PORT CLYDE, Maine — The mother of a Massachusetts boy who died nearly three years ago, when a car driven by a New York City woman slammed into people waiting on the wharf at Port Clyde for a ferry to Monhegan, said a settlement in a civil lawsuit has provided the family closure.
“I find it difficult to find the right words to explain my feelings regarding the legal settlement. Although we will forever mourn the loss of our beloved son, Dylan, the resolution of the legal process enabled our family to have some sense of closure,” Allison Gold said Sunday.
“I want to express my gratitude for the true sense of humanity and shared sorrow that was expressed by all parties, as we have all been touched by this tragedy,” the Massachusetts woman said.
Gold was seriously injured and her 9-year-old son, Dylan Gold of Cohasset, Massachusetts, died after being struck by a car driven by Cheryl L. Torgerson of New York City. The crash occurred on Aug. 11, 2013, as the Gold family was on the Monhegan-Thomaston Boat Line wharf in Port Clyde waiting for the ferry to Monhegan.

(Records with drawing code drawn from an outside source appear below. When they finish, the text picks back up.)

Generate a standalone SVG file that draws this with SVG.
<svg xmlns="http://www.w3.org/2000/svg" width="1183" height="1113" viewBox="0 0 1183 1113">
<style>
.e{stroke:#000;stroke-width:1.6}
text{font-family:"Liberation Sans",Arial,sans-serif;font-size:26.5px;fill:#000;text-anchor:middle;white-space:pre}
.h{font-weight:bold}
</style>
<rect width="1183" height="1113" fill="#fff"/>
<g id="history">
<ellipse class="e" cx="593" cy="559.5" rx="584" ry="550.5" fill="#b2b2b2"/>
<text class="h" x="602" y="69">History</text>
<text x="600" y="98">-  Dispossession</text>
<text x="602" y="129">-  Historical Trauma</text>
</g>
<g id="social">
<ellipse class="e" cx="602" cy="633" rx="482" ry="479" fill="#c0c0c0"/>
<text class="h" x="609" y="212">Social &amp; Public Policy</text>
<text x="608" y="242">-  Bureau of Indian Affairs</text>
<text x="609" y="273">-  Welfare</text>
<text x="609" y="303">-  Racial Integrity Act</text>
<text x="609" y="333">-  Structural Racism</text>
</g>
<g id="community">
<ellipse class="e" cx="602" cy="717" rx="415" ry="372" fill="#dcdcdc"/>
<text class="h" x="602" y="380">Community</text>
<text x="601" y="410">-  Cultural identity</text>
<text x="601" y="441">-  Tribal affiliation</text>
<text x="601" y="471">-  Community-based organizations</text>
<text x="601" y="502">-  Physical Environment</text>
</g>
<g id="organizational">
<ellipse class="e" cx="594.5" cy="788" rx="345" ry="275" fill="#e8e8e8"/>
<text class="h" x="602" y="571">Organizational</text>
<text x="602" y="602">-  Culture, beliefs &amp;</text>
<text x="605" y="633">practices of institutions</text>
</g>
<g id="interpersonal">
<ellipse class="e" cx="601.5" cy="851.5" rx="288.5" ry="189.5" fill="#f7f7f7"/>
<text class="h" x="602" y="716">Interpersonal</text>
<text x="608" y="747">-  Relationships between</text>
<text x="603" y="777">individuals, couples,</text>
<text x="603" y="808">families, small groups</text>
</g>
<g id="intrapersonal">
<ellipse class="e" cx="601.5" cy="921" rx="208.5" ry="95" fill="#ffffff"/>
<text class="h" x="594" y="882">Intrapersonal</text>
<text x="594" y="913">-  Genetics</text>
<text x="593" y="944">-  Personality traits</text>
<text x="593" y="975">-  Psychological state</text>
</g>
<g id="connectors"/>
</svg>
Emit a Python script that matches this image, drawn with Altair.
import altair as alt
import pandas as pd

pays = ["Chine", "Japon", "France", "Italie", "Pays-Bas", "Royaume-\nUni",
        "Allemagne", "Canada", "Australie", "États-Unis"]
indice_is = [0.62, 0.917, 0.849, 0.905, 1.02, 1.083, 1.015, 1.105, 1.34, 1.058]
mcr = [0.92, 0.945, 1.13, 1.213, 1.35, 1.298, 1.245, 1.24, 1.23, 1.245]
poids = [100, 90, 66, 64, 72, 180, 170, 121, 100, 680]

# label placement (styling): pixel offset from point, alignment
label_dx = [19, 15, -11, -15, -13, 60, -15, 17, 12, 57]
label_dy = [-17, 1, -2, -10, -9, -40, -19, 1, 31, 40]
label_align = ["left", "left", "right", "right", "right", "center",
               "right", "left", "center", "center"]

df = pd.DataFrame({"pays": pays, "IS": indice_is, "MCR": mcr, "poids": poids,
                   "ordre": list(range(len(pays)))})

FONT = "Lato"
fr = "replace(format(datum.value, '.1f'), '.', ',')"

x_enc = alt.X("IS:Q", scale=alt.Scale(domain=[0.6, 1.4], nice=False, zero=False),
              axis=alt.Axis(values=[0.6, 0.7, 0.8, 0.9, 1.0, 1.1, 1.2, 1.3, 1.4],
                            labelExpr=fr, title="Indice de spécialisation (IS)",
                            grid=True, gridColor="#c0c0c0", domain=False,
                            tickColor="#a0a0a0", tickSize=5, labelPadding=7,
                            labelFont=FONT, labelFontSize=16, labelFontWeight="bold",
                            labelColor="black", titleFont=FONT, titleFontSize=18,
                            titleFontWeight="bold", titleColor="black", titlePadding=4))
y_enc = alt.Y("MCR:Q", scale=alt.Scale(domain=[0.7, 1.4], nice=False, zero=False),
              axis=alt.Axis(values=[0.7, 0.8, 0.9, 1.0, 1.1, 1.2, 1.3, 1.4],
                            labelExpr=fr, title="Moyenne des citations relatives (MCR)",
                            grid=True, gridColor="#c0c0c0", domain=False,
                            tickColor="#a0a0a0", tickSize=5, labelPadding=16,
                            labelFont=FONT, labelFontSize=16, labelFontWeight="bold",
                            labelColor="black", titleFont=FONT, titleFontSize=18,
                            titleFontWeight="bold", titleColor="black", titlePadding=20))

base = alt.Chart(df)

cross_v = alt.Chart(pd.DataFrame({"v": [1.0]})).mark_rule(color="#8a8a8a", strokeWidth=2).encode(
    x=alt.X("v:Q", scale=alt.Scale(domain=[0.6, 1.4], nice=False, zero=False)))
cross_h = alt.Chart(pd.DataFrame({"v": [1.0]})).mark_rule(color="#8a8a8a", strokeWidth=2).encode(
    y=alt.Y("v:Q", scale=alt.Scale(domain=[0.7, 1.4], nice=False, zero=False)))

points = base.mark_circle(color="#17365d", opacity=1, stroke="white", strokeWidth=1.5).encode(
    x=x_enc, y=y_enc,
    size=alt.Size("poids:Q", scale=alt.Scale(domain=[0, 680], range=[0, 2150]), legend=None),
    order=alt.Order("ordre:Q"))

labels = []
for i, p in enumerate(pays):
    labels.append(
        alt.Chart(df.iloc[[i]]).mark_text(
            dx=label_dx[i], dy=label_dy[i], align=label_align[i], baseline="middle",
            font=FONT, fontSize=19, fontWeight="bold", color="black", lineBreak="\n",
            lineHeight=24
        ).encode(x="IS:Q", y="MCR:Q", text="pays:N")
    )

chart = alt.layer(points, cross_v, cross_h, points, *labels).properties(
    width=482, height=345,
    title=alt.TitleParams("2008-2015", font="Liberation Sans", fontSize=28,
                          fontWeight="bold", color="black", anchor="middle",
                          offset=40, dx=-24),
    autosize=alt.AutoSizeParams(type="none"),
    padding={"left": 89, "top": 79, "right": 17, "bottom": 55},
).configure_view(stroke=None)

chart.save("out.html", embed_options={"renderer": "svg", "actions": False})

Allison Gold suffered multiple pelvic fractures, a perforated bladder and considerable internal bleeding. She spent two weeks at Maine Medical Center in Portland and another two weeks at a rehabilitation facility in Massachusetts. Her 6-year-old son, Wyatt Gold, was released from the hospital a few days after the crash. The father, Howard Gold, was uninjured.
Also injured in that crash was Jonathan Coggeshall, 70, of Port Clyde, who suffered a serious hip injury when he was struck.
The Gold family filed the lawsuit in August 2015 against Torgerson, the ferry line and James and Judith Barstow of St. George, who own the property where the fatal crash occurred.
Terms of the settlement with all the parties have not been released. Emails were sent Friday to attorneys for Torgerson and the ferry line but were not returned by early Monday. Torgerson is represented by attorney Robert Hatch of Portland. The ferry line and the Barstows are represented by attorney Thomas Marjerison of Portland.
The Golds are represented by attorney Kevin Libby of Portland.
The civil lawsuit went to mediation earlier this year. On May 9, the attorneys filed a notice with Knox County Superior Court stating that the case had been resolved following the mediation.
The Golds’ lawsuit maintained that Torgerson, 63, was negligent in driving her 2007 Infiniti sedan when she slammed into the family. The lawsuit also claimed the Monhegan-Thomaston boat line was negligent in failing to erect barriers and gates and failing to safely channel the mix of vehicle, pedestrian and bicycle traffic on the wharf where the crash occurred.
The lawsuit did not state a specific dollar amount in damages but pointed out that in addition to medical expenses, the family members suffered emotional distress from being struck by the vehicle and witnessing the crash that claimed Dylan Gold’s life.
The Gold family is represented by attorney Kevin Libby of Portland.
Torgerson was not criminally charged as a result of the crash. District Attorney Geoffrey Rushlau said in February 2014 that there was insufficient evidence to show she acted in a criminally negligent manner.
Police had received reports of a car matching the description of Torgerson’s Infiniti speeding on several occasions in the hours leading up to the crash. Investigators, however, determined that at about 2:30 p.m. that day, Torgerson stopped her sedan on a downgrade to the wharf while heading to catch the 3 p.m. ferry to Monhegan Island.
She was stopped behind a sport utility vehicle, whose driver was talking to a parking attendant, when her car suddenly accelerated as if the pedal was stuck to the floor or jammed, Torgerson told investigators. Torgerson’s car struck the SUV and then her car sped up, struck a building and the pedestrians. Her recollection after the sudden acceleration was a blur, according to officers.
A blood test showed Torgerson had no alcohol in her system, and officers saw no signs of illness or that the driver was under the influence of any substances at the time, the district attorney said when he announced no charges would be filed.
A Maine State Police crash reconstructionist examined the sedan and found no mechanical problems.